Sustaining growth through live-work
View fulltext online
Citation:Bajallan, B. (2017). Sustaining growth through live-work (Unpublished document submitted in partial fulfilment of the requirements for the degree of Master of Architecture (Professional)). Unitec Institute of Technology, Auckland, New Zealand. Retrieved from https://hdl.handle.net/10652/4657
Permanent link to Research Bank record:https://hdl.handle.net/10652/4657
RESEARCH QUESTION: How can a live-work development respond sustainably to current growth patterns within Auckland? ABSTRACT: The rapid rise in population within Auckland has created a high demand for housing. Current urban developments within Auckland mostly consist of detached homes in new subdivisions, resulting in high demand for low-density housing. Suburban sprawl is an unsustainable way to house our growing population.
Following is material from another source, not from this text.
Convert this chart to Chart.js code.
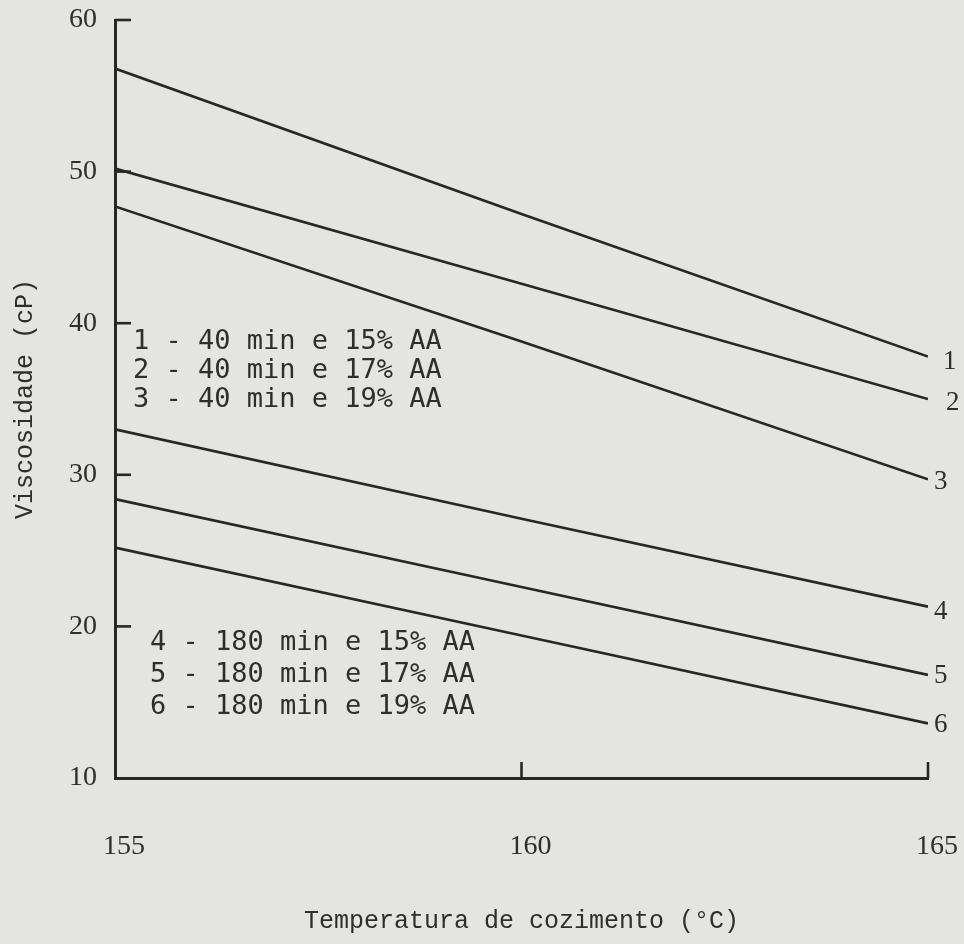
<!DOCTYPE html>
<html>
<head>
<meta charset="utf-8">
<script src="https://cdn.jsdelivr.net/npm/chart.js@4.4.0/dist/chart.umd.min.js"></script>
<style>
html,body{margin:0;padding:0;background:#e4e4e2;}
#wrap{width:964px;height:944px;}
</style>
</head>
<body>
<div id="wrap"><canvas id="c" width="964" height="944"></canvas></div>
<script>
// ---- data ----
const temperatures = [155, 160, 165];
const xTickValues = [155, 160, 165];
const yTickValues = [10, 20, 30, 40, 50, 60];
const seriesNumbers = ['1', '2', '3', '4', '5', '6'];
const seriesLabels = [
  '40 min e 15% AA',
  '40 min e 17% AA',
  '40 min e 19% AA',
  '180 min e 15% AA',
  '180 min e 17% AA',
  '180 min e 19% AA'
];
const visc1 = [56.8, 47.2, 37.8];
const visc2 = [50.2, 42.6, 35.0];
const visc3 = [47.7, 38.8, 29.7];
const visc4 = [33.0, 27.1, 21.3];
const visc5 = [28.4, 22.6, 16.8];
const visc6 = [25.2, 19.4, 13.6];
const xTitle = 'Temperatura de cozimento (°C)';
const yTitle = 'Viscosidade (cP)';

const allSeries = [visc1, visc2, visc3, visc4, visc5, visc6];
const INK = '#272727';
const TEXT = '#2e2e2e';

const datasets = allSeries.map((vals, i) => ({
  label: seriesLabels[i],
  data: temperatures.map((t, j) => ({x: t, y: vals[j]})),
  borderColor: INK,
  borderWidth: 2.6,
  pointRadius: 0,
  tension: 0,
  fill: false
}));

function zeroPad(s) {
  s.paddingTop = 0; s.paddingBottom = 0; s.paddingLeft = 0; s.paddingRight = 0;
}

const decor = {
  id: 'decor',
  beforeDraw(chart) {
    const ctx = chart.ctx;
    ctx.save();
    ctx.fillStyle = '#e4e4e2';
    ctx.fillRect(0, 0, chart.width, chart.height);
    ctx.restore();
  },
  afterDraw(chart) {
    const ctx = chart.ctx;
    const xs = chart.scales.x, ys = chart.scales.y;
    ctx.save();
    // inward tick marks
    ctx.strokeStyle = INK;
    ctx.lineWidth = 2.6;
    yTickValues.forEach(v => {
      if (v === 10) return;
      const py = ys.getPixelForValue(v);
      ctx.beginPath();
      ctx.moveTo(xs.left, py);
      ctx.lineTo(xs.left + 16, py);
      ctx.stroke();
    });
    xTickValues.forEach(v => {
      if (v === 155) return;
      const px = xs.getPixelForValue(v);
      ctx.beginPath();
      ctx.moveTo(px, ys.bottom);
      ctx.lineTo(px, ys.bottom - 16);
      ctx.stroke();
    });
    // legend blocks
    ctx.fillStyle = TEXT;
    ctx.font = '27px "DejaVu Sans Mono"';
    ctx.textBaseline = 'middle';
    ctx.textAlign = 'left';
    const blocks = [
      {idx: [0, 1, 2], x: 133, y: 342, dy: 29},
      {idx: [3, 4, 5], x: 150, y: 643, dy: 32}
    ];
    blocks.forEach(b => {
      b.idx.forEach((k, r) => {
        ctx.fillText(seriesNumbers[k] + ' - ' + seriesLabels[k], b.x, b.y + r * b.dy);
      });
    });
    // end-of-line numbers
    const endOff = [[15, 5], [18, 4], [6, 3], [6, 5], [6, 1], [6, 1]];
    ctx.font = '27px "Liberation Serif"';
    chart.data.datasets.forEach((ds, i) => {
      const meta = chart.getDatasetMeta(i);
      const pt = meta.data[meta.data.length - 1];
      ctx.fillText(seriesNumbers[i], pt.x + endOff[i][0], pt.y + endOff[i][1]);
    });
    ctx.restore();
  }
};

new Chart(document.getElementById('c'), {
  type: 'line',
  data: {datasets},
  options: {
    responsive: false,
    animation: false,
    devicePixelRatio: 1,
    layout: {padding: {left: 0, right: 36, top: 20, bottom: 0}},
    plugins: {legend: {display: false}, tooltip: {enabled: false}},
    scales: {
      x: {
        type: 'linear',
        min: 155, max: 165,
        afterBuildTicks: s => { s.ticks = xTickValues.map(v => ({value: v})); },
        afterFit: s => { s.height = 166; zeroPad(s); },
        grid: {display: false, drawTicks: false},
        border: {display: true, color: INK, width: 3},
        ticks: {
          color: TEXT, padding: 52, labelOffset: 9,
          font: {family: '"Liberation Serif"', size: 28},
          maxRotation: 0
        },
        title: {
          display: true, text: xTitle, color: TEXT,
          font: {family: '"Liberation Mono"', size: 25},
          padding: {top: 0, bottom: 8}
        }
      },
      y: {
        type: 'linear',
        min: 10, max: 60,
        afterBuildTicks: s => { s.ticks = yTickValues.map(v => ({value: v})); },
        afterFit: s => { s.width = 115; zeroPad(s); },
        grid: {display: false, drawTicks: false},
        border: {display: true, color: INK, width: 3},
        ticks: {
          color: TEXT, padding: 18,
          font: {family: '"Liberation Serif"', size: 28}
        },
        title: {
          display: true, text: yTitle, color: TEXT,
          font: {family: '"Liberation Mono"', size: 25},
          padding: {top: 10, bottom: 0}
        }
      }
    }
  },
  plugins: [decor]
});
</script>
</body>
</html>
It has abandoned the neighbourhood model in favour of cardependent structures, thereby widening the gap between professional and private life. Sub-urbanization has lead to a decrease in social interaction and physical activity. To move our urban environment forward, we must create more opportunities for residents within the existing suburbs. A possible solution for cities, plagued by issues from unmaintainable urban sprawl, is to adopt qualities of compact neighbourhoods. These models aim to provide residents with work and amenities within proximity, thereby, reducing congestion while concurrently encouraging physical activity. This has been shown to significantly improve quality of life through a more vibrant urban fabric. Research into the live-work typology and its history is limited, making it difficult to identify the benefits and drawbacks of the different design approaches. Regardless, literature and precedents such as the Rieselfeld Development in Freiburg, Germany and different contemporary workhomes, were studied to frame the development for a live-work typology within Auckland’s suburban fabric. Further research on urban sustainability, as well as the implications of the live-work typology, increased focus on a smaller portion of the live-work development to minimise the implications through design. This project hypothesises that a live-work model can be used as a tool to revitalise the current sprawl situation within Auckland. Specifically, the project aims to introduce a livework development into Glenfield, North Shore. Currently, the site lacks an adequate buffer zone between industrial and residential zoning, a common characteristic noted throughout Auckland. Through a new well-designed neighbourhood model, social interaction and a sense of community can be established ultimately providing a live-work typology seen as ‘the neighbourhood of the 21st century’.